- Jocko Willink and Leif Babin are former Navy SEAL commanders with a new book, “The Dichotomy of Leadership.”
- They have worked with more than 400 businesses since founding their leadership consulting firm, Echelon Front, in 2010.
- Willink and Babin said new leaders are often afraid to admit when they don’t know something, and resort to making excuses rather than seeking help.
- New leaders also – incorrectly – think their problems are so unique that no one can help.
Jocko Willink and Leif Babin have built their post-Navy SEAL careers around the art of leadership.
Willink was the head of US Navy SEAL Team 3 Task Unit Bruiser, the most highly decorated US special operations unit of the Iraq War, and Babin was one of the two platoon leaders who reported to him. After their service, Willink and Babin founded Echelon Front in 2010 as a way to bring what they learned in the military to the business world.
Business Insider interviewed Willink and Babin about their new book on the subject, “The Dichotomy of Leadership,” and they told us that over their work with more than 400 businesses and their leadership conferences, they have found inexperienced leaders are regularly making the same mistakes.
1. They think they have to know everything
“The best possible thing you can do as a new leader, if there’s something that you don’t know, is raise your hand and say, ‘Hey guys, I’m new at this.

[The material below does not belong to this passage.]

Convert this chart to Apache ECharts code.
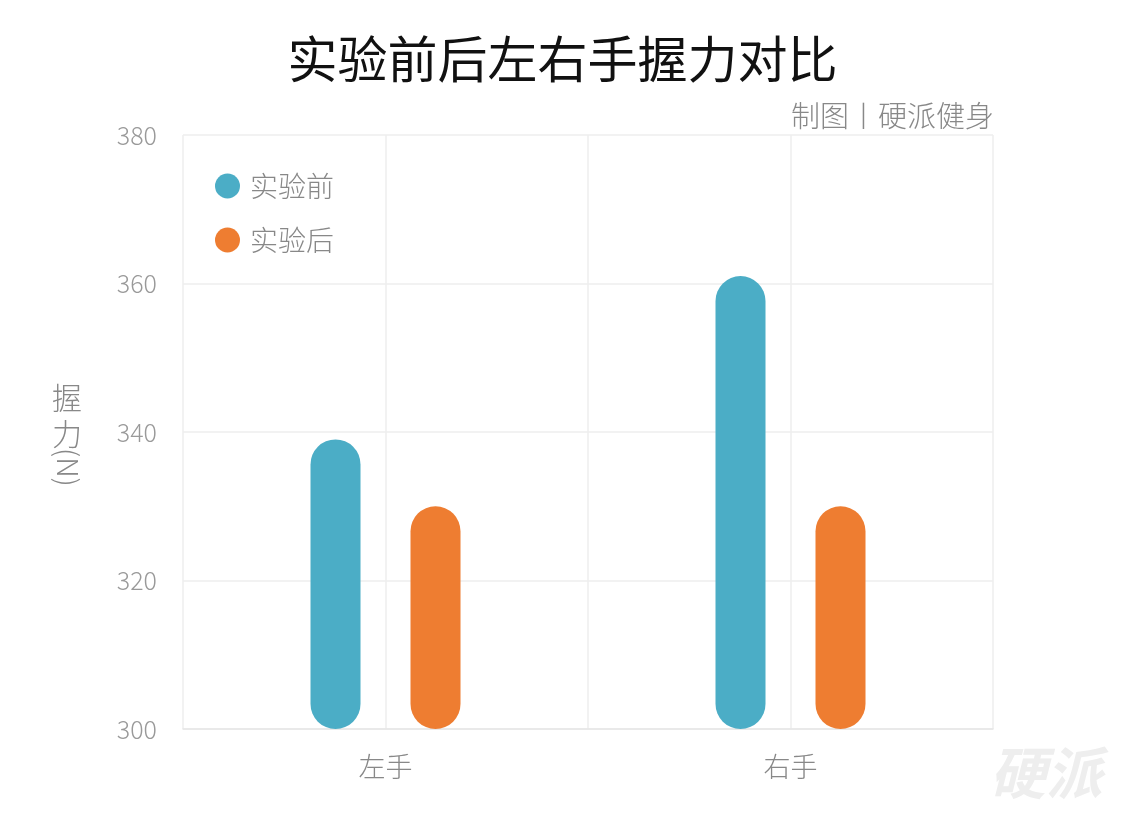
<!DOCTYPE html>
<html>
<head>
<meta charset="utf-8">
<script src="https://cdn.jsdelivr.net/npm/echarts@6/dist/echarts.min.js"></script>
<style>
html,body{margin:0;padding:0;background:#fff;}
#main{width:1125px;height:818px;}
</style>
</head>
<body>
<div id="main"></div>
<script>
const categories = ['左手', '右手'];
const seriesNames = ['实验前', '实验后'];
const beforeValues = [339, 361];
const afterValues = [330, 330];
const yTicks = [300, 320, 340, 360, 380];

const FONT = '"Noto Sans CJK SC", "Noto Sans", sans-serif';
const chart = echarts.init(document.getElementById('main'));
chart.setOption({
  backgroundColor: '#fff',
  animation: false,
  title: [{
    text: '实验前后左右手握力对比',
    left: 'center', top: 29,
    textStyle: { fontFamily: FONT, fontSize: 50, fontWeight: 'normal', color: '#111' }
  }, {
    text: '制图丨硬派健身',
    right: 126, top: 96,
    textStyle: { fontFamily: FONT, fontSize: 29, fontWeight: 300, color: '#888' }
  }],
  legend: {
    orient: 'vertical', left: 210, top: 167,
    icon: 'circle', itemWidth: 25, itemHeight: 25, itemGap: 26,
    data: seriesNames,
    textStyle: { fontFamily: FONT, fontSize: 28, fontWeight: 300, color: '#888', padding: [0, 0, 0, 5] }
  },
  grid: { left: 183, right: 132, top: 135, bottom: 89, containLabel: false },
  xAxis: [{
    type: 'category', data: categories,
    axisLine: { lineStyle: { color: '#e6e6e6', width: 1.5 } },
    axisTick: { show: false },
    axisLabel: { fontFamily: FONT, fontSize: 27, fontWeight: 300, color: '#888', margin: 24 },
    splitLine: { show: false }
  }, {
    type: 'value', min: 0, max: 4, interval: 1, position: 'bottom',
    axisLine: { show: false }, axisTick: { show: false }, axisLabel: { show: false },
    splitLine: { show: true, lineStyle: { color: '#eeeeee', width: 1.5 } }
  }],
  yAxis: {
    type: 'value', min: yTicks[0], max: yTicks[yTicks.length - 1], interval: 20,
    axisLine: { show: false }, axisTick: { show: false },
    axisLabel: { fontFamily: FONT, fontSize: 25, fontWeight: 300, color: '#999', margin: 26 },
    splitLine: { lineStyle: { color: '#eeeeee', width: 1.5 } }
  },
  series: [{
    name: seriesNames[0], type: 'bar', data: beforeValues,
    barWidth: 50, barGap: '100%',
    itemStyle: { color: '#4BADC6', borderRadius: 25 }
  }, {
    name: seriesNames[1], type: 'bar', data: afterValues,
    barWidth: 50,
    itemStyle: { color: '#EE7D31', borderRadius: 25 }
  }],
  graphic: [{
    type: 'text', left: 52, top: 380,
    style: { text: '握\n力', fontFamily: FONT, fontSize: 30, fontWeight: 300, fill: '#888', lineHeight: 36 }
  }, {
    type: 'text', x: 83, y: 448, rotation: -Math.PI / 2,
    style: { text: '(N)', fontFamily: FONT, fontSize: 29, fontWeight: 300, fill: '#888' }
  }, {
    type: 'text', left: 990, top: 745,
    style: { text: '硬派', fontFamily: FONT, fontSize: 56, fontStyle: 'italic', fontWeight: 'bold', fill: '#eeeeee' }
  }]
});
</script>
</body>
</html>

Do you know a better way to do this?’ or, ‘Do you know how to do this?’ or, ‘Can you give me a hand?'”
Willink said he’s found that a fear of losing trust is what keeps leaders from asking these simple questions, but that this approach actually increases a team’s respect because it shows honesty, and it will avoid problems in the long term because it won’t require faking knowledge.
“So don’t worry about saying, ‘I don’t know something,'” Willink said. “It’s perfectly fine. You just showed up! No one expects you to know everything. Relax. And ask some questions.”
2. They think their problems are unique
Babin said he also regularly finds new leaders become convinced that the problems they’re facing are so specific to them that outside help wouldn’t help. “And they think their problems are harder than everyone else’s problems,” he said. “It’s very common. I’ve fallen into that trap, as well.”
This tendency is ultimately about shifting responsibility.
“Because as long as you’re making excuse for yourself, an excuse for your team, you’re never going to actually solve the problems that are causing you to not perform the way you should, and therefore you’re going to keep repeating those same mistakes,” Babin said. “Step up, find a way to solve those problems, and win.”